The closure of a large coal plant in the US has been linked to a near-instant drop in heart attacks and strokes among local people.

Shenango Coke Works facility in Pittsburgh closed in January 2016 after incurring millions of dollars in government fines for air and water pollution.

Years of community pressure helped bring its long reign to an end - and locals were quickly rewarded in health gains, according to a new study by researchers at New York University (NYU) Grossman School of Medicine.

"Our research provides compelling scientific evidence that the closure of this coal-processing coke plant significantly eliminated fossil fuel-related air pollution emissions that improved the air quality and cardiovascular health of nearby residents," says lead investigator Wuyue Yu.

Average weekly visits to the local emergency departments for heart-related problems decreased by 42 per cent immediately after the shutdown, analyses of state health records show.

The study did not demonstrate a cause-and-effect link between any one individual’s health and the plant’s closure, exactly. But the results of the “natural experiment” - published in the journal Environmental Health Research - show a strong overall statistical association between the two.

What is the health impact of shutting a coal plant?

Keith Srakocic/AP
A woman walks through a neighborhood as a flume of emissions flow from a stack at the Cheswick Generating Station, in Springdale, Pa.Keith Srakocic/AP

Shenango Coke Works on Neville Island in Pennsylvania produced coke - a coal-derived product used in steelmaking - for more than 50 years.

Its closure led to immediate and lasting declines in emissions of fossil fuel-related air pollutants.

Average daily levels of toxic sulfur dioxide fell by 90 per cent at government air-monitoring stations near the plant, and by 50 per cent at one around 10 kilometres away.
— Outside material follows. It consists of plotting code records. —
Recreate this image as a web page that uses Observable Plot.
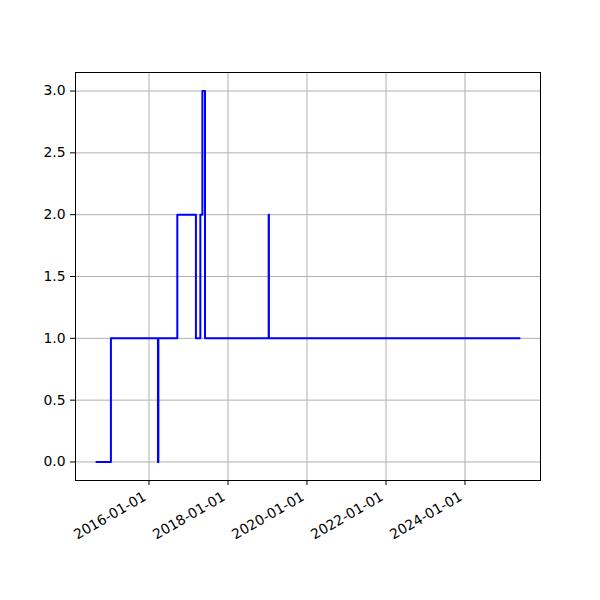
<!DOCTYPE html>
<html>
<head>
<meta charset="utf-8">
<script src="https://cdn.jsdelivr.net/npm/d3@7"></script>
<script src="https://cdn.jsdelivr.net/npm/@observablehq/plot@0.6"></script>
<style>
  html, body { margin: 0; padding: 0; background: #fff; }
</style>
</head>
<body>
<div id="chart"></div>
<script>
const dates = [
  "2014-09-04", "2015-01-14", "2016-03-24", "2016-03-28", "2016-09-19",
  "2017-03-10", "2017-04-20", "2017-05-09", "2017-06-02", "2019-01-12",
  "2019-01-14", "2025-05-18"
];
const values = [0, 1, 0, 1, 2, 1, 2, 3, 1, 2, 1, 1];
const yTicks = [0, 0.5, 1, 1.5, 2, 2.5, 3];
const xTickYears = [2016, 2018, 2020, 2022, 2024];

const data = dates.map((d, i) => ({date: new Date(d + "T00:00:00Z"), value: values[i]}));

const ext = d3.extent(data, d => d.date);
const span = ext[1] - ext[0];
const xDomain = [new Date(+ext[0] - 0.05 * span), new Date(+ext[1] + 0.05 * span)];
const yExt = d3.extent(values);
const ySpan = yExt[1] - yExt[0];
const yDomain = [yExt[0] - 0.05 * ySpan, yExt[1] + 0.05 * ySpan];
const xTicks = xTickYears.map(y => new Date(Date.UTC(y, 0, 1)));

const chart = Plot.plot({
  width: 600,
  height: 600,
  marginLeft: 75,
  marginRight: 60,
  marginTop: 72,
  marginBottom: 120,
  style: {fontFamily: "DejaVu Sans", fontSize: "13.9px", color: "black", background: "white"},
  x: {type: "utc", domain: xDomain},
  y: {domain: yDomain},
  marks: [
    Plot.gridX(xTicks, {stroke: "#b0b0b0", strokeOpacity: 1, strokeWidth: 1}),
    Plot.gridY(yTicks, {stroke: "#b0b0b0", strokeOpacity: 1, strokeWidth: 1}),
    Plot.line(data, {x: "date", y: "value", curve: "step-after", stroke: "blue", strokeWidth: 2, strokeLinecap: "square"}),
    Plot.frame({stroke: "black", strokeWidth: 1}),
    Plot.axisY(yTicks, {tickFormat: d3.format(".1f"), tickSize: 5, tickPadding: 5, label: null, stroke: "black", fill: "black"}),
    Plot.axisX(xTicks, {tickFormat: () => "", tickSize: 5, label: null, stroke: "black"}),
    Plot.axisX(xTicks, {tickFormat: d3.utcFormat("%Y-%m-%d"), tickRotate: -30, tickSize: 0, tickPadding: 9, label: null, fill: "black", dx: -4, dy: 6})
  ]
});
document.getElementById("chart").appendChild(chart);
</script>
</body>
</html>
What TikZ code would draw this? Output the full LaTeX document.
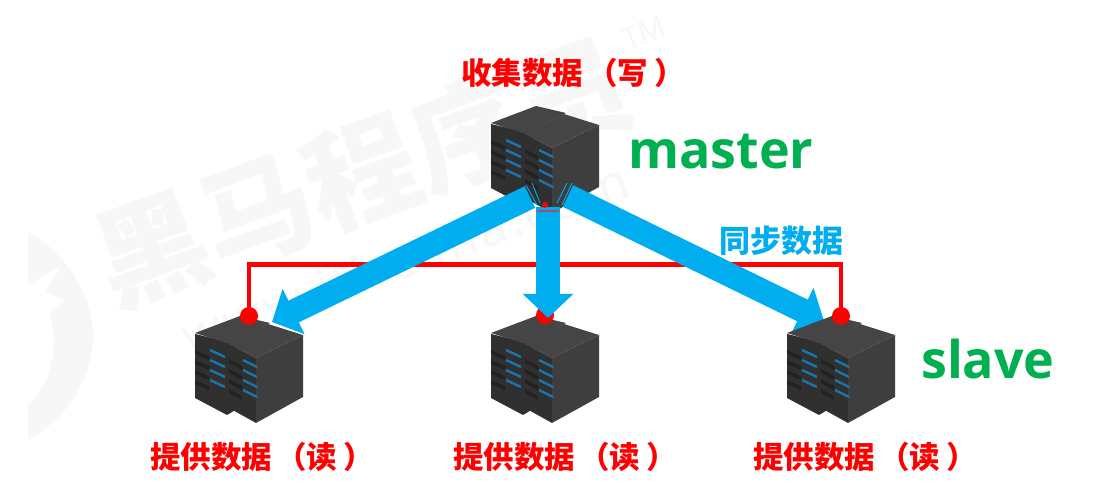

Arsenic in particulate matter, another coal-combustion by-product people can inhale, fell by 66 per cent.

Analysing data from January 2016 through to December 2018, the researchers observed health improvements over the longer-term too.

There were 33 fewer average annual hospitalisations for heart disease over this period compared to the three years preceding the plant closure. This included 13 fewer average yearly hospitalisations for ischemic heart disease (typically heart attack) and 12 fewer average yearly hospitalisations for cerebrovascular events (most often stroke).

Senior study investigator George Thurston compared the benefits from the dramatic drop in air pollution exposure to the steady reductions in illness and disease people experience after they quit smoking.

"Our analysis adds to the growing body of scientific evidence that policies implemented to regulate and reduce fossil fuel-related air pollution have real public health benefits," adds Thurston, a professor in the Departments of Medicine and Population Health at NYU Langone.

What are the health impacts of Europe’s coal plants?

There have been plenty of past studies tying fossil-fuel polluted air to immediate upticks in asthma attacks, says Yu, as well as long-term increases in inflammatory conditions that lead to heart attack and stroke.

In Europe, the Beyond Fossil Fuels (BFF) campaign group has modelled the health impacts from coal power stations in different countries. The highest levels of coal-related premature deaths and hospital admissions can be seen in Germany, Poland and Serbia, all top producers.


"It’s no surprise that shutting down coal plants and ending the stream of toxic pollution provides massive health benefits for communities, and health savings for countries," BFF coal and gas campaigner Alexandru Mustață tells Euronews Green.

"Many Europeans are now experiencing this, as since 2016, 171 coal plants across Europe have either already closed, or committed to close by 2030 at the latest. 

"However, we need to move faster to finish closing coal plants, and not create new problems by replacing them with fossil gas."

The US researchers say their study serves as another scientific milestone about the health benefits of cleaner air, SciDaily reports.


It also provides a public-policy reminder about the need to carefully monitor air quality after closing polluting plants and to assess their health impact on nearby residents.